6. Some opponents have charged that COMAIR as a prospective
buyer has a strong incentive to underestimate the value of
Air Malawi, but the airline board's claims of profitability
also cannot be taken simply at face value. Landing and
parking fees in Malawi are high, and it is unclear whether
Air Malawi, as a state corporation, pays the same charges as
its foreign competitors. One reliable source described the
claim to profitability as "rubbish," noting that it ignores
debt service and depreciation. The airline also continues to
receive subventions from the national budget and its
viability without state support remains to be proven.


7. The immediate proceeds a liquidation of Air Malawi would
bring the GOM would be relatively modest. COMAIR's offer to
buy one of the airline's two Boeing 737's for 9 million USD
would only be enough to cancel the airline's debt and cover
closing costs. The government might expect to earn more on
the sale of the functioning airline, but the past record
demonstrates that a buyer has been be difficult to find.

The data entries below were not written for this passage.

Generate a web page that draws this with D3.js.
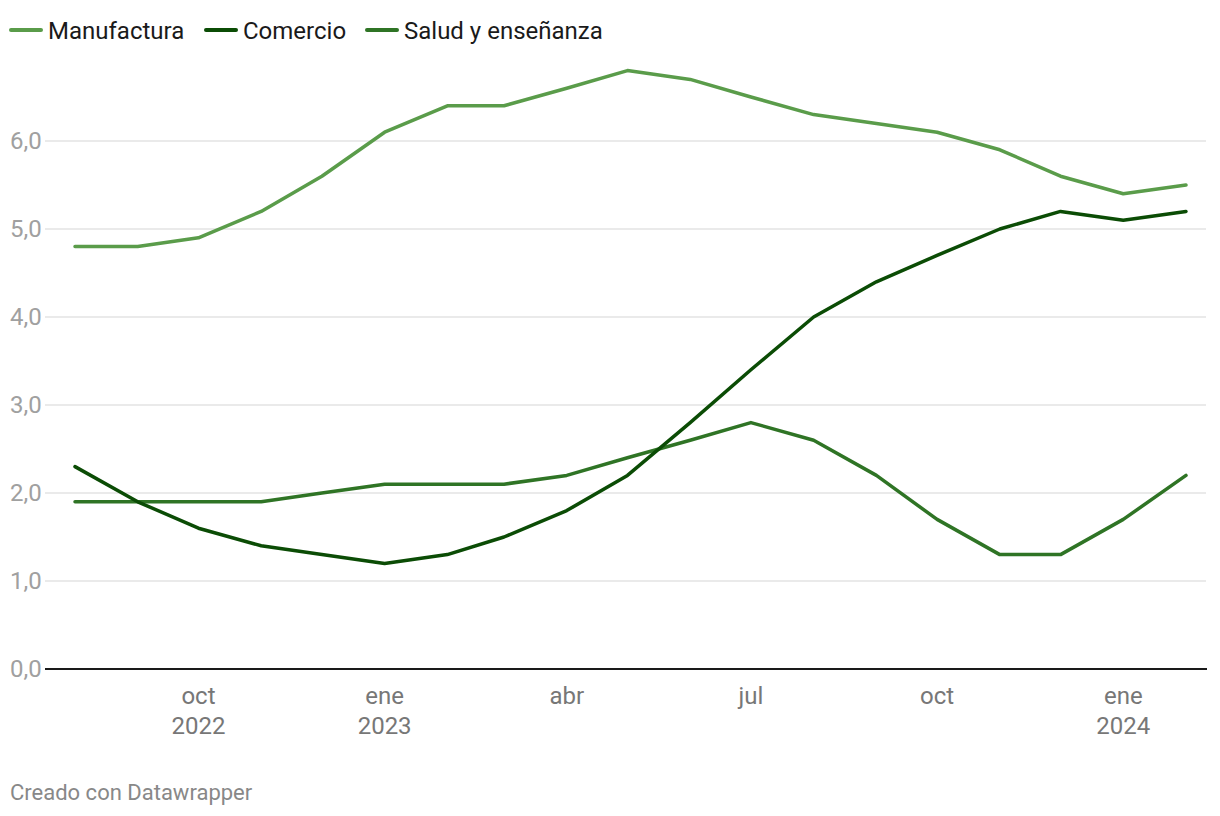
<!DOCTYPE html>
<html><head><meta charset="utf-8">
<script src="https://cdn.jsdelivr.net/npm/d3@7"></script>
<style>
html,body{margin:0;padding:0;background:#fff;}
svg{display:block;font-family:Roboto,"Noto Sans",sans-serif;}
</style></head>
<body><svg id="c" width="1220" height="816"></svg>
<script>
const months = ["2022-08","2022-09","2022-10","2022-11","2022-12","2023-01","2023-02","2023-03","2023-04","2023-05","2023-06","2023-07","2023-08","2023-09","2023-10","2023-11","2023-12","2024-01","2024-02"];
const manufactura = [4.8,4.8,4.9,5.2,5.6,6.1,6.4,6.4,6.6,6.8,6.7,6.5,6.3,6.2,6.1,5.9,5.6,5.4,5.5];
const comercio = [2.3,1.9,1.6,1.4,1.3,1.2,1.3,1.5,1.8,2.2,2.8,3.4,4.0,4.4,4.7,5.0,5.2,5.1,5.2];
const salud = [1.9,1.9,1.9,1.9,2.0,2.1,2.1,2.1,2.2,2.4,2.6,2.8,2.6,2.2,1.7,1.3,1.3,1.7,2.2];
const seriesNames = ["Manufactura","Comercio","Salud y enseñanza"];
const seriesColors = ["#5a9c4a","#0b4c05","#2f7425"];
const yTicks = [0,1,2,3,4,5,6];
const xTicks = [["2022-10","oct","2022"],["2023-01","ene","2023"],["2023-04","abr",""],["2023-07","jul",""],["2023-10","oct",""],["2024-01","ene","2024"]];

const parse = d3.timeParse("%Y-%m");
const dates = months.map(parse);
const svg = d3.select("#c");

const x = d3.scaleTime().domain([dates[0], dates[dates.length-1]]).range([75,1186]);
const y = d3.scaleLinear().domain([0,6]).range([669,141]);

// gridlines
svg.append("g").selectAll("line").data(yTicks.filter(d=>d>0)).join("line")
  .attr("x1",45).attr("x2",1206).attr("y1",d=>y(d)).attr("y2",d=>y(d))
  .attr("stroke","#e3e3e3").attr("stroke-width",1.5);

// y labels
svg.append("g").selectAll("text").data(yTicks).join("text")
  .attr("x",10).attr("y",d=>y(d)+8).attr("font-size",24).attr("fill","#a0a0a0")
  .text(d=>d3.format(".1f")(d).replace(".",","));

// baseline
svg.append("line").attr("x1",45).attr("x2",1207).attr("y1",y(0)).attr("y2",y(0))
  .attr("stroke","#1a1a1a").attr("stroke-width",2);

// x labels
const xg = svg.append("g").selectAll("g").data(xTicks).join("g")
  .attr("transform",d=>`translate(${x(parse(d[0]))},0)`);
xg.append("text").attr("y",704).attr("text-anchor","middle").attr("font-size",24).attr("fill","#777").text(d=>d[1]);
xg.append("text").attr("y",734).attr("text-anchor","middle").attr("font-size",24).attr("fill","#777").text(d=>d[2]);

// lines
const data = [manufactura, comercio, salud];
const line = d3.line().x((d,i)=>x(dates[i])).y(d=>y(d));
[2,0,1].forEach(k=>{
  svg.append("path").datum(data[k]).attr("d",line).attr("fill","none")
    .attr("stroke",seriesColors[k]).attr("stroke-width",3.5)
    .attr("stroke-linejoin","round").attr("stroke-linecap","round");
});

// legend
const legX = [10,205,366];
seriesNames.forEach((n,i)=>{
  svg.append("line").attr("x1",legX[i]+1).attr("x2",legX[i]+31).attr("y1",30).attr("y2",30)
    .attr("stroke",seriesColors[i]).attr("stroke-width",4).attr("stroke-linecap","round");
  svg.append("text").attr("x",legX[i]+38).attr("y",38.5).attr("font-size",24).attr("fill","#1a1a1a").text(n);
});

// footer
svg.append("text").attr("x",10).attr("y",800).attr("font-size",22).attr("fill","#888").text("Creado con Datawrapper");
</script></body></html>
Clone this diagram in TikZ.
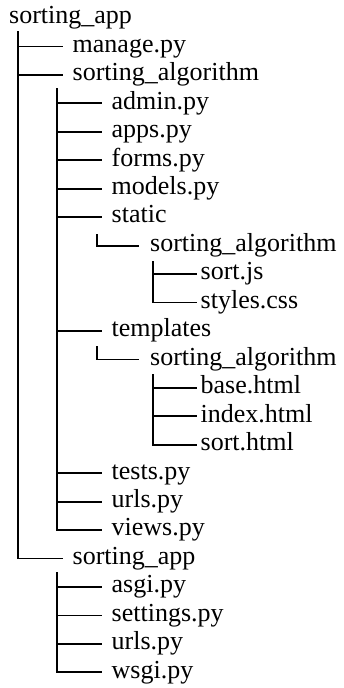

IMPLICATIONS FOR AIR SERVICE IN MALAWI
--------------


8. If Air Malawi is liquidated as proposed, the future of air
service in the country becomes murky. Theoretically,
privatization of the aviation sector could lead to increased
competition, improved service and reduced fares.


9. Liquidation of Air Malawi is a bit of a gamble, however,
since the airline is the only carrier operating scheduled
flights within the country. To date COMAIR has not indicated

LILONGWE 00000799 002 OF 002


publicly which domestic destinations the proposed COMAIR
Malawi would serve on what schedule. Industry sources
suggest COMAIR intends to service only the Lilongwe/ and
Blantyre/Johannesburg routes.


10. Regulatory issues will impact the scenario. Although
several foreign carriers operate flights to Malawi, the
country does not have Open Skies agreements with anyone. Any
expansion or change of service would need to get government
approval. Nyasa Express, a start-up airline that has not yet
received formal permission to operate, plans to offer
expanded domestic and regional flights on routes not
currently served. Nyasa representatives believe that there
is untapped potential in the market. Nyasa's current
application for a license to operate has been made in
partnership with another South African firm - South African
Express. A local Nyasa representative indicated that Nyasa
Express would be part of a larger East African regional
network of "Express" firms with interlocking board
membership.

COMMENT
--------------


11. Air service within Malawi is limited and international
fares are expensive. As a state corporation, Air Malawi has
been a drain on the government budget for years, and it is
doubtful that recent restructuring has made the airline
profitable. Malawi could clearly benefit from the increased
competition and better service that might come with
privatization. State ownership of the national airline is
not the only problem with the aviation sector in Malawi,
however. Ultimately whether a liquidation or sale of Air
Malawi would result in an improvement or a deterioration of
air service will depend heavily on the regulatory policy that
the government adopts. Many observers will also be looking
to market the case of Air Malawi as an indicator of how
seriously the GOM intends to pursue additional privatizations.